Oculus is adding a privacy center that allows users to check the data collected about them by Oculus as announced by the Facebook-owned VR company early in the morning of this Thursday. However, it was announced that updates such as “My Privacy Centre” will be made available on May 20, as the new service terms are yet to be published this Friday.

This move made by Oculus intends to comply with the European Union’s data collection terms which have been made a funding basis to the upcoming General Protection Regulation. The new set of parameters has the goal of setting higher standards on the lawmaking and enforcement on the collection of data and personal information of the users made by companies.

Facebook and Oculus response to EU regulations

Tech and social media companies, in general, have been forced to make moves to adapt to these upcoming standards. In the case of Oculus, a spokesperson gave a very simple explanation of the changes that are to come; stating that changes are just mild tweaks to the way data and information is employed. She also explained that one of the goals is to create a “safe VR environment for all the people.”

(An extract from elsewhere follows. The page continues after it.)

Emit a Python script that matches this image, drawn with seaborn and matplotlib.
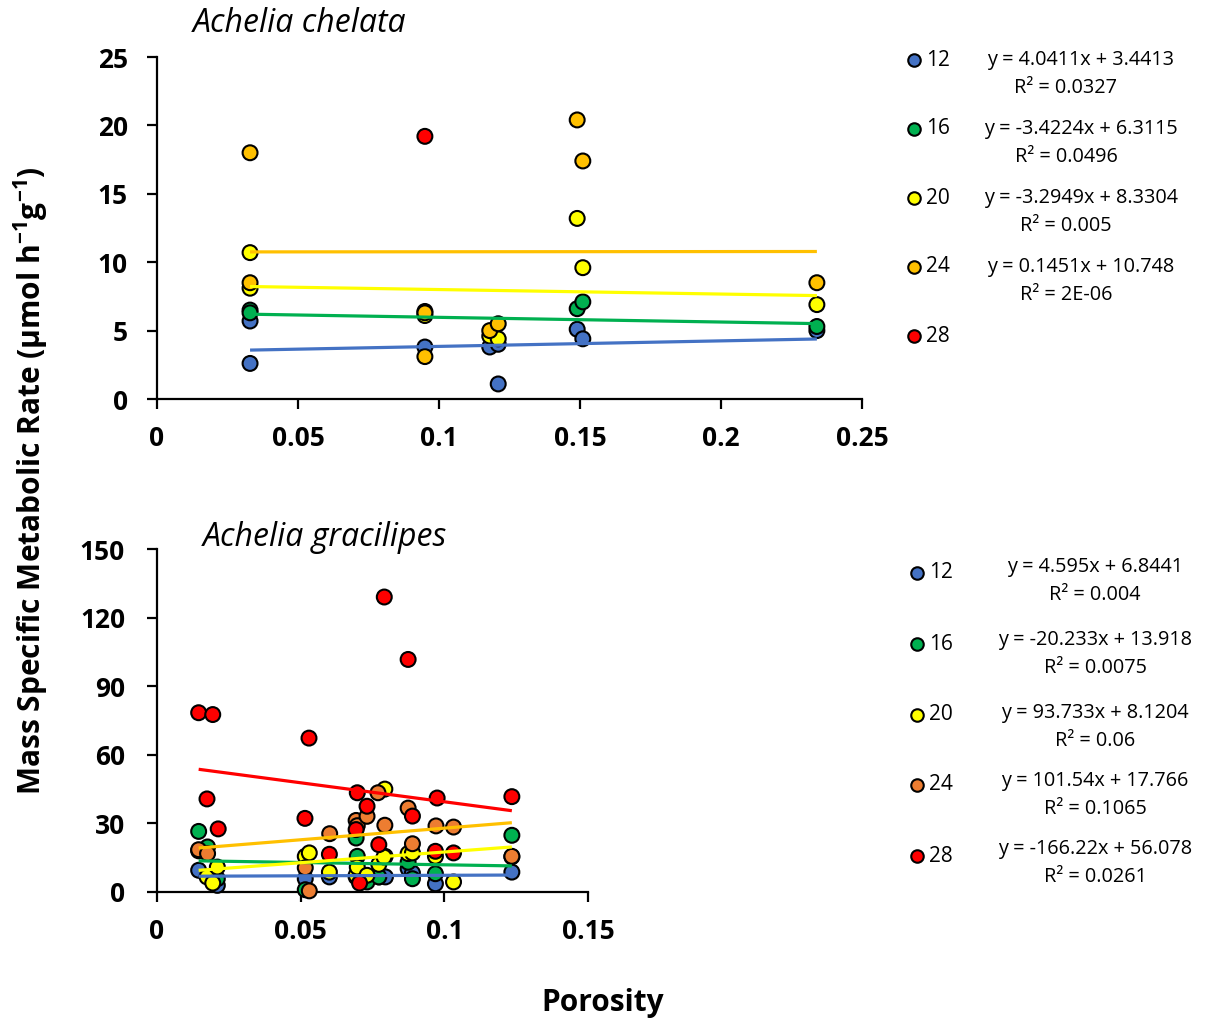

Oculus associate general counsel Jenny Hall brought up the adding of Oculus’s existing code of conduct to the official terms of service of the company too. There is speculation on how the code will be expanded to meet further requirements imposed by the EU. Hall stated, “Our practices are not changing with respect to how we use data today. We are just including more transparency.”

Oculus, being Facebook’s VR division is trying to get a headstart before the general data protection regulation takes effect on tech and social media industries. These clauses are scheduled to go into effect and be fully legally installed by May 25.

GDPR and EU regulations

EU regulations were responsible for the creation of the General Data Protection Regulation, which consists of laws and standards that will allow EU citizens to have more control over their personal data and information usage, it also calls upon tech companies to clarify the rules and responsibilities.

The implementation of new higher standards seems dramatically necessary given the fact that the previous set of laws known as the Directive Governing Data Protection, was passed in 1995 and is outdated. This outgoing legislation will be replaced by the more updated GDPR, which intends to unify the rules for companies in the EU and to compel companies to notify users.